Déployant dans un esprit tout maurrassien la critique du système majoritaire « un homme, une voix », le général Prayut Chan-O-Cha fait approuver par référendum à l’été 2016 une nouvelle constitution tempérant la vieille règle des démocraties occidentales par un renforcement des pouvoirs des corps organiques du royaume, soucieux de refonder pour le XXIe siècle la légitimité monarchique thaïlandaise dans l’étendue de ses prérogatives naturelles. Sous les auspices de ces nouvelles institutions, le dernier roi de la dynastie Chakri, Maha Vajiralongkorn, 65 ans, proclamé monarque début décembre 2016 sous le nom de Rama X, devrait bientôt être couronné, réaffirmant l’intemporalité de la monarchie thaïlandaise.

Encadré (dans le texte)

LES DOUZE VALEURS DE LA « THAÏ-ICITÉ » 

1. AMOUR DE LA NATION, DE LA RELIGION ET DE LA MONARCHIE.

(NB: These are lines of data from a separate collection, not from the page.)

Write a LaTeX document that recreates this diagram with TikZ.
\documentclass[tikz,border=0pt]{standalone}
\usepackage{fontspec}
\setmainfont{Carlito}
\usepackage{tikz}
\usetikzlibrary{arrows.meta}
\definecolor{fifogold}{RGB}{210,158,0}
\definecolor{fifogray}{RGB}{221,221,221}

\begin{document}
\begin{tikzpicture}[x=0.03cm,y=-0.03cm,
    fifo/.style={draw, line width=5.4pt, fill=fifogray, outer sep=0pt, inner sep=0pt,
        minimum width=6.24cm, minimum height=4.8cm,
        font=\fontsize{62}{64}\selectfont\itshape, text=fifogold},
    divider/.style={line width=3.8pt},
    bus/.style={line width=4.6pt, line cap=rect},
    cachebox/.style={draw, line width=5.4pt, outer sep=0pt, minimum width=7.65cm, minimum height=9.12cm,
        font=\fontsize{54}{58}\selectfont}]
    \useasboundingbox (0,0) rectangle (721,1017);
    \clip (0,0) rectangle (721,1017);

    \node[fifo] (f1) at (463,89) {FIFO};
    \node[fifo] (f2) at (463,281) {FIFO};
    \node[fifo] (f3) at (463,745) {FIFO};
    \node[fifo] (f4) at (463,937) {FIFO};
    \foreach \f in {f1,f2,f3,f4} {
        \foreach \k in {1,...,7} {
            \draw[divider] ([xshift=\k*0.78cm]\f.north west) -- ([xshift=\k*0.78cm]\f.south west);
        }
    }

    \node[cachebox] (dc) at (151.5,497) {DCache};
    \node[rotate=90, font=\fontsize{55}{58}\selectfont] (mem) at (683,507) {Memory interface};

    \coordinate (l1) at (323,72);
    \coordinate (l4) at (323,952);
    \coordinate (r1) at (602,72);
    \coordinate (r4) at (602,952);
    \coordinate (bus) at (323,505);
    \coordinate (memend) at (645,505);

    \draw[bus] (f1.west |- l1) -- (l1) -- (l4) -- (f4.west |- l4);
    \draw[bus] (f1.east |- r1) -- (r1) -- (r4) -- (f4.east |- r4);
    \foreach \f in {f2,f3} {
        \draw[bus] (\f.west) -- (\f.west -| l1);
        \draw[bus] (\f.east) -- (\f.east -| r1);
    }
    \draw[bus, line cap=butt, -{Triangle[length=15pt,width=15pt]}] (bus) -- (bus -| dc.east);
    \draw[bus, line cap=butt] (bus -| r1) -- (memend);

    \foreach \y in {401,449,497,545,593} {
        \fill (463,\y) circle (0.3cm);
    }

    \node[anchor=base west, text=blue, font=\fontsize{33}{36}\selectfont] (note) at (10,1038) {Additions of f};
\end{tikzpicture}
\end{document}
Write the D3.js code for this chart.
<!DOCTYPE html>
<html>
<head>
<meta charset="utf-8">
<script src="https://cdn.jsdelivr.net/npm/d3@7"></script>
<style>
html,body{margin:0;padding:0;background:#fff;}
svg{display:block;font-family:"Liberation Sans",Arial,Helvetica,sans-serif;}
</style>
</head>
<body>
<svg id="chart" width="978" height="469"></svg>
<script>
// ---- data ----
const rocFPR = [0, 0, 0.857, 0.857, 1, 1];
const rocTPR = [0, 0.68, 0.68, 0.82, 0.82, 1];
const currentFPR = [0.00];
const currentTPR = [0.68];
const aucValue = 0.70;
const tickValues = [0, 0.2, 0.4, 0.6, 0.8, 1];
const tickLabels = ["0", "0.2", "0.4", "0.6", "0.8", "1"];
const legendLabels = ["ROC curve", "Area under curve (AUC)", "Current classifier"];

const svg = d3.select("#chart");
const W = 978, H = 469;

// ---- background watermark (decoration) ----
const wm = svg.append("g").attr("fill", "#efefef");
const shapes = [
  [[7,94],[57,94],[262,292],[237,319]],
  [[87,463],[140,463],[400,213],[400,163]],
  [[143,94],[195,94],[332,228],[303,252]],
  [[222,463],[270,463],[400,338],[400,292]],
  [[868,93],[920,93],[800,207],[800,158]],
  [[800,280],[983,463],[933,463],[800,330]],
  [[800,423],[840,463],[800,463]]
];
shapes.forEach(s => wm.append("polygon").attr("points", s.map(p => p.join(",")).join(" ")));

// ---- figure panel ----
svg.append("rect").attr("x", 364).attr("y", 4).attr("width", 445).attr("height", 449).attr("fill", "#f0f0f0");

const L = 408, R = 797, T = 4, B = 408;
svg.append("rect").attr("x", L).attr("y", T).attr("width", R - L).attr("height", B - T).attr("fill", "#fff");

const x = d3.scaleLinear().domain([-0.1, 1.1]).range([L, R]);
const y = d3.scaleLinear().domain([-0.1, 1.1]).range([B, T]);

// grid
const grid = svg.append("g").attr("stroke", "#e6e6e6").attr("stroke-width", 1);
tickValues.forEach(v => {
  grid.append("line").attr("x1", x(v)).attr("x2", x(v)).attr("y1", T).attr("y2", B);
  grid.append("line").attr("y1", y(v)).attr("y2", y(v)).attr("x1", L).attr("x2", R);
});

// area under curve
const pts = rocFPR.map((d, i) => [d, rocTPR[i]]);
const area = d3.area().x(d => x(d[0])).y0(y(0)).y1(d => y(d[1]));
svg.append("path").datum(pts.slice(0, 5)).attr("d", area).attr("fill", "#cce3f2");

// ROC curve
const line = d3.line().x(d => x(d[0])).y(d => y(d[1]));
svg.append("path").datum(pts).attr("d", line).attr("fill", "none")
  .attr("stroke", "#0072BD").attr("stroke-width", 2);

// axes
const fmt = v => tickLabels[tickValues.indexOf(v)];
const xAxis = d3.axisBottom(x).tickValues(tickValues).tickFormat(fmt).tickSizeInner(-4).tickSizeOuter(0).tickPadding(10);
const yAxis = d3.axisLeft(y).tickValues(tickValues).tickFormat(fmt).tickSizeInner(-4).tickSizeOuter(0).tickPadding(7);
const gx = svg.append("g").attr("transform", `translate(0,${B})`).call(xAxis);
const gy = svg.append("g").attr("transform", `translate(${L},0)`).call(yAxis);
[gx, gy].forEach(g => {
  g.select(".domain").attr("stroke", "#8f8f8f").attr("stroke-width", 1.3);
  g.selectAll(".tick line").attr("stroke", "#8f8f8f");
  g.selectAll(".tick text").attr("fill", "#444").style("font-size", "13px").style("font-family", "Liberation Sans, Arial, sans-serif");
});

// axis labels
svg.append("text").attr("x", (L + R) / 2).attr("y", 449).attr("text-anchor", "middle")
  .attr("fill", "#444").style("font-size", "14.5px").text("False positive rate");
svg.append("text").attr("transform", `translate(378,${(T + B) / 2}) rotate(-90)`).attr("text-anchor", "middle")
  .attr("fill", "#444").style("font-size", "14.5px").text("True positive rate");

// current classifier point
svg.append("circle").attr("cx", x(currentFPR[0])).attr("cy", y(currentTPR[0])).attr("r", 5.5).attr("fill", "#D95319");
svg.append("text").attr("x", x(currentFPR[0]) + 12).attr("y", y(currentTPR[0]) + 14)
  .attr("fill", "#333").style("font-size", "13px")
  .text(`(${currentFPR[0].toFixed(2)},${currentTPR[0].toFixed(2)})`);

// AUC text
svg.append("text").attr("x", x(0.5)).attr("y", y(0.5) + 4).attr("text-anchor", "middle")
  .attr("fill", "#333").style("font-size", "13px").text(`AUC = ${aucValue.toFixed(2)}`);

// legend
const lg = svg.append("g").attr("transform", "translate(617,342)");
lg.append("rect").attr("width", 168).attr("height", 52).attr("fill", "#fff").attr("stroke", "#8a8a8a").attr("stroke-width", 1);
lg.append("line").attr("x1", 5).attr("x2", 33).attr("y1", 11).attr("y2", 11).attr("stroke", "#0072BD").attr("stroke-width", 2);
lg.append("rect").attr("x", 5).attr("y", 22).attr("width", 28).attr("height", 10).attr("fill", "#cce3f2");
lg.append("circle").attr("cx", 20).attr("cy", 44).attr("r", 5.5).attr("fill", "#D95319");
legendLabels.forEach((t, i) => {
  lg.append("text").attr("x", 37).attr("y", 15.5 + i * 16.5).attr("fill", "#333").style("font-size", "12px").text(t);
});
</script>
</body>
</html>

2. HONNÊTETÉ, SENS DU SACRIFICE, PATIENCE ET BONNES INTENTIONS ENVERS LA COLLECTIVITÉ.
3. GRATITUDE ENVERS LES PARENTS, LES DIRIGEANTS ET LES ENSEIGNANTS.

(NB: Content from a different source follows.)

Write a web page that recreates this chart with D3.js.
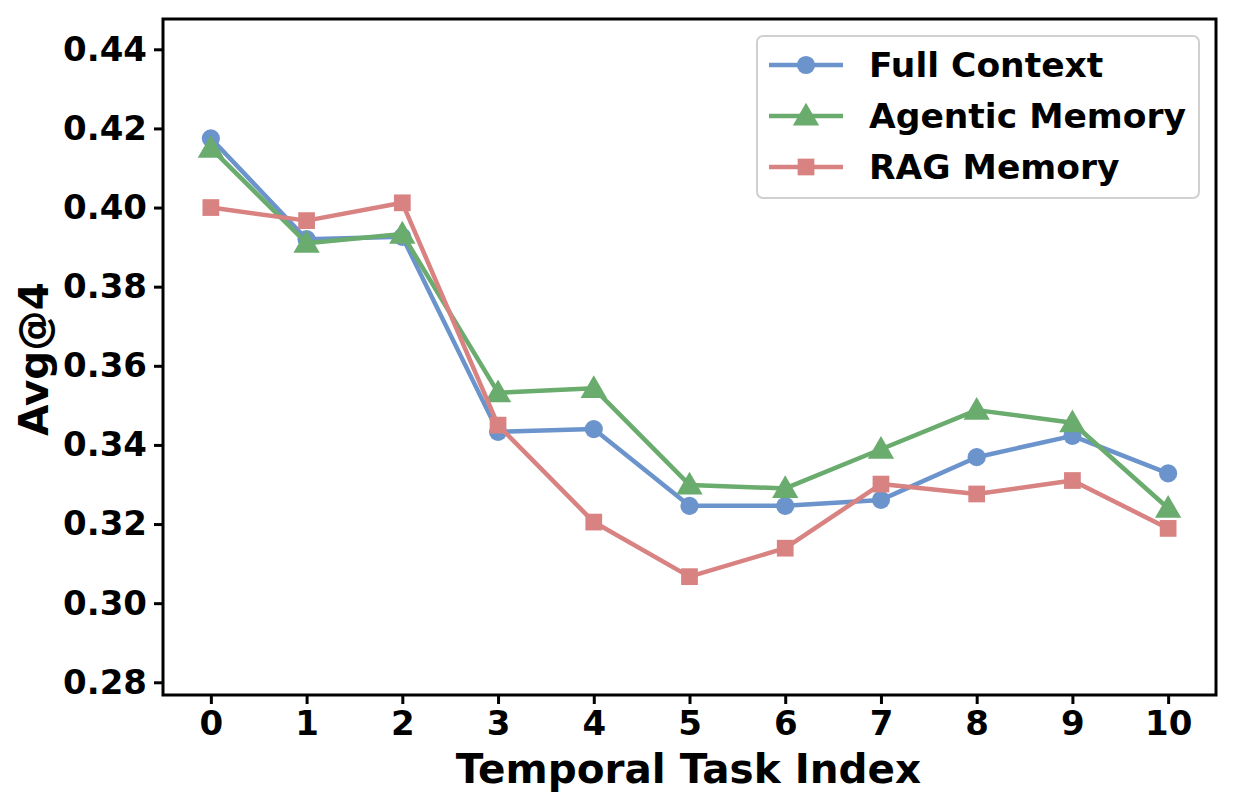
<!DOCTYPE html>
<html><head><meta charset="utf-8">
<script src="https://cdn.jsdelivr.net/npm/d3@7"></script>
<style>body{margin:0;background:#fff}svg{display:block;font-family:"DejaVu Sans",sans-serif;font-weight:bold}</style>
</head><body>
<svg id="c" width="1250" height="795"></svg>
<script>
const taskIndex = [0,1,2,3,4,5,6,7,8,9,10];
const fullContext = [0.4175,0.392,0.3926,0.3433,0.344,0.3246,0.3246,0.3261,0.3369,0.3423,0.3328];
const agenticMemory = [0.415,0.391,0.3933,0.3532,0.3543,0.3299,0.329,0.3389,0.3488,0.3456,0.324];
const ragMemory = [0.400,0.3967,0.4012,0.345,0.3205,0.3067,0.3139,0.3301,0.3276,0.331,0.3189];
const seriesNames = ["Full Context","Agentic Memory","RAG Memory"];
const yTicks = [0.28,0.30,0.32,0.34,0.36,0.38,0.40,0.42,0.44];
const xLabel = "Temporal Task Index";
const yLabel = "Avg@4";

const colors = ["#6b93cc","#6aab6e","#d98282"];
const shapes = [d3.symbolCircle, d3.symbolTriangle, d3.symbolSquare];
const sizes = [260, 300, 280];
const data = [fullContext, agenticMemory, ragMemory];

const svg = d3.select("#c");
const L = 163, R = 1216, T = 19, B = 695;
const x = d3.scaleLinear().domain([-0.5,10.5]).range([L,R]);
const y = d3.scaleLinear().domain([0.28,0.44]).range([682.3,49.3]);

// axes
const xa = svg.append("g").attr("transform",`translate(0,${B})`)
  .call(d3.axisBottom(x).tickValues(taskIndex).tickFormat(d3.format("d")).tickSize(9).tickPadding(7));
const ya = svg.append("g").attr("transform",`translate(${L},0)`)
  .call(d3.axisLeft(y).tickValues(yTicks).tickFormat(d3.format(".2f")).tickSize(9).tickPadding(7));
[xa,ya].forEach(a=>{
  a.select(".domain").remove();
  a.selectAll(".tick line").attr("stroke","#000").attr("stroke-width",3);
  a.selectAll(".tick text").attr("fill","#000").style("font-size","34px").style("font-weight","bold").style("font-family","DejaVu Sans");
});

// lines
const line = d3.line().x((d,i)=>x(taskIndex[i])).y(d=>y(d));
data.forEach((s,k)=>{
  svg.append("path").datum(s).attr("d",line).attr("fill","none")
    .attr("stroke",colors[k]).attr("stroke-width",4.5).attr("stroke-linejoin","round");
  svg.append("g").selectAll("path").data(s).join("path")
    .attr("transform",(d,i)=>`translate(${x(taskIndex[i])},${y(d) + (k===1?2:0)})`)
    .attr("d",d3.symbol().type(shapes[k]).size(sizes[k]))
    .attr("fill",colors[k]);
});

// frame
svg.append("rect").attr("x",L).attr("y",T).attr("width",R-L).attr("height",B-T)
  .attr("fill","none").attr("stroke","#000").attr("stroke-width",3);

// legend
const lg = svg.append("g");
lg.append("rect").attr("x",757).attr("y",36).attr("width",442).attr("height",162).attr("rx",6)
  .attr("fill","#fff").attr("stroke","#d0d0d0").attr("stroke-width",2);
seriesNames.forEach((n,k)=>{
  const yy = 65 + k*51;
  lg.append("line").attr("x1",769).attr("x2",843).attr("y1",yy).attr("y2",yy)
    .attr("stroke",colors[k]).attr("stroke-width",4.5);
  lg.append("path").attr("transform",`translate(806,${yy + (k===1?2:0)})`)
    .attr("d",d3.symbol().type(shapes[k]).size(sizes[k])).attr("fill",colors[k]);
  lg.append("text").attr("x",869).attr("y",yy).attr("dy","0.36em")
    .style("font-size","34.5px").attr("fill","#000").text(n);
});

// axis labels
svg.append("text").attr("x",(L+R)/2 - 1).attr("y",783).attr("text-anchor","middle")
  .style("font-size","40.5px").attr("fill","#000").text(xLabel);
svg.append("text").attr("transform",`translate(48,${359}) rotate(-90)`).attr("text-anchor","middle")
  .style("font-size","40.5px").attr("fill","#000").text(yLabel);
</script>
</body></html>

4. PERSÉVÉRANCE DANS L’APPRENTISSAGE.
5. PRÉSERVATION DE NOTRE BELLE CULTURE THAÏLANDAISE.
6. MORALITÉ, LOYAUTÉ, BONNES INTENTIONS ET PARTAGE.
7. CORRECTE COMPRÉHENSION DE LA DÉMOCRATIE AVEC LE ROI COMME CHEF D’ÉTAT.
8. DISCIPLINE, RESPECT POUR LA LOI ET LA HIÉRARCHIE SOCIALE.
9. APPLICATION, DANS SES ACTES ET SES PENSÉES, DES PRINCIPES RECOMMANDÉS PAR LE ROI.
10. APPLICATION DES PRINCIPES DE L’ÉCONOMIE DE SUFFISANCE TELLE QUE RECOMMANDÉE PAR LE ROI.
11. FORCE PHYSIQUE ET MENTALE CONTRE LES BAS INSTINCTS ET LA CUPIDITÉ.
12. ATTACHEMENT AU BIEN NATIONAL AU DÉTRIMENT DES INTÉRÊTS PARTICULIERS.